Colin Chapman founded Lotus on the principle of "simplify and add lightness." While the Evora was heavier and more powerful than models that preceded it, it is still incredibly light and nimble by modern standards. The Evora was also the first model to be based on an all-new platform from Lotus since the original Elise back in 1995. It isn't easy to keep a sports car relevant after more than a decade on sale but as new sports cars continue to adopt dual-clutch transmissions, turbocharging, hybridization, and advanced traction control, the Evora should stand out as an old-school option for traditional enthusiasts.
The current Evora GT is priced at $96,950, making it a direct rival to the Porsche 718 Cayman GT4. If you are willing to take an early example of the original Evora with around 30,000 to 40,000 miles, prices begin in the mid-$30,000 range. If you can afford it, we do recommend upgrading to an Evora S, which can be found ranging from around $45,000 to $55,000 depending on mileage. More recent models like the Evora 400 can be found starting in the low-$60,000 range, meaning they are significantly more expensive than base and S models.

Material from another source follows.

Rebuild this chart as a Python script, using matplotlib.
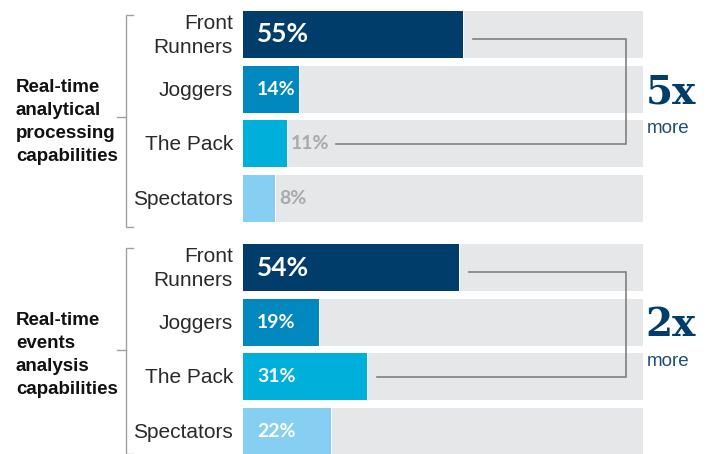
import matplotlib.pyplot as plt

# survey results, percent of respondents per segment
segments = ["Front\nRunners", "Joggers", "The Pack", "Spectators"]
analytical = [55, 14, 11, 8]
events = [54, 19, 31, 22]
group_titles = ["Real-time\nanalytical\nprocessing\ncapabilities",
                "Real-time\nevents\nanalysis\ncapabilities"]
multipliers = ["5x", "2x"]

colors = ["#003d6b", "#0088bf", "#00b0da", "#86cff2"]
track = "#e6e7e8"
navy = "#003d6b"

plt.rcParams['font.family'] = ['Liberation Sans', 'DejaVu Sans']

fig = plt.figure(figsize=(7.09, 4.54), dpi=100)
ax = fig.add_axes([0, 0, 1, 1])
# x in percent (100% = 400px starting at px 243), y in pixels from the top
ax.set_xlim(-243 / 4, (709 - 243) / 4)
ax.set_ylim(454, 0)
ax.axis("off")

pitch = 54.7
bar_h = 47
group_top = [34.5, 267.5]

for g, values in enumerate([analytical, events]):
    ys = [group_top[g] + i * pitch for i in range(len(values))]
    for i, (y, v) in enumerate(zip(ys, values)):
        ax.barh(y, 100 - v - 0.3, left=v + 0.3, height=bar_h, color=track)
        ax.barh(y, v, height=bar_h, color=colors[i])
        ax.text(-2.5, y + 1, segments[i], ha="right", va="center",
                fontsize=15, color="#2a2a2a", linespacing=1.3)
        big = i == 0
        if v >= 14:
            ax.text(3.5, y, f"{v}%", ha="left", va="center", color="white",
                    fontsize=19 if big else 14, fontweight="bold",
                    family=["Lato", "DejaVu Sans"])
        else:
            ax.text(v + 1, y, f"{v}%", ha="left", va="center", color="#a7a9ac",
                    fontsize=14, fontweight="bold", family=["Lato", "DejaVu Sans"])

    # bracket around the group
    top = ys[0] - 20
    bottom = min(ys[-1] + 28, 454)
    mid = (ys[0] + ys[-1]) / 2 + 0.5
    ax.plot([-27.5, -29.25, -29.25, -27.5], [top, top, bottom, bottom],
            color="#a0a0a0", lw=1, solid_joinstyle="miter")
    ax.plot([-31.5, -29.25], [mid, mid], color="#a0a0a0", lw=1)
    ax.text(-56.75, mid + 5, group_titles[g], ha="left", va="center",
            fontsize=13.5, fontweight="bold", color="#111111", linespacing=1.45)

    # connector between Front Runners and The Pack
    end = values[2] + (12.3 if values[2] < 14 else 2.5)
    ax.plot([values[0] + 2.5, 95.75, 95.75, end],
            [ys[0] + 4.5, ys[0] + 4.5, ys[2], ys[2]],
            color="#808080", lw=1.2, solid_joinstyle="miter")

    ax.text(100.7, ys[1] + 3, multipliers[g], ha="left", va="center",
            fontsize=28, fontweight="bold", color=navy,
            family=["DejaVu Serif"])
    ax.text(100.9, ys[1] + 39, "more", ha="left", va="center",
            fontsize=13.5, color="#1f4e79")

fig.savefig("out.png", dpi=100)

The original Evora debuted using a tuned version of the Toyota Camry's 3.5-liter V6 engine producing 276 horsepower and 258 lb-ft of torque. This might not sound like enough power but with just over 3,000 pounds to haul around, the car could reach 60 mph from a standstill in just 4.8 seconds. The Evora S received a massive power bump with the help of a supercharger. This increased the Camry engine's output to 345 hp and 296 lb-ft of torque, subsequently dropping the 0-60 mph time to 4.4 seconds.
Compared to a BMW or Porsche, the Evora's cabin feels quite basic. Lotus isn't in the business of building luxury cars, so the Evora's interior was kept simple and functional. A basic touchscreen handles radio and infotainment duties while the rest of the cabin remains free of clutter with very few buttons and switches. You get two racing seats, a manual gear lever, and some leather. Crucially, that's all you need.
The Evora is far from the most practical sports car available but it does offer a 5.7 cubic foot trunk behind the engine compartment for a few items. Customers could even purchase the Evora as a 2+2 with rear seats, although the rear accommodations are more suitable for a briefcase than actual human beings. A two-seater model with a rear parcel shelf was also available.
Fuel economy from the Camry-sourced V6 was actually quite frugal for a sports car. Base Evora models are rated at 20/28/23 mpg city/highway/combined with the automatic and only slightly worse with the manual. Even the supercharged Evora S could manage 17/26/20 mpg.
The Lotus Evora is often overlooked next to the Porsche Cayman but in many ways, the Evora is the purer driver's car. Prices have now reached a point where early Evora examples are reasonably attainable and the Toyota powertrain should ensure that massive calamities are a non-issue. This is not the right car for someone who wants a modern sports car with tons of tech features but an enthusiast who wants a back-to-basics experience will love the Evora.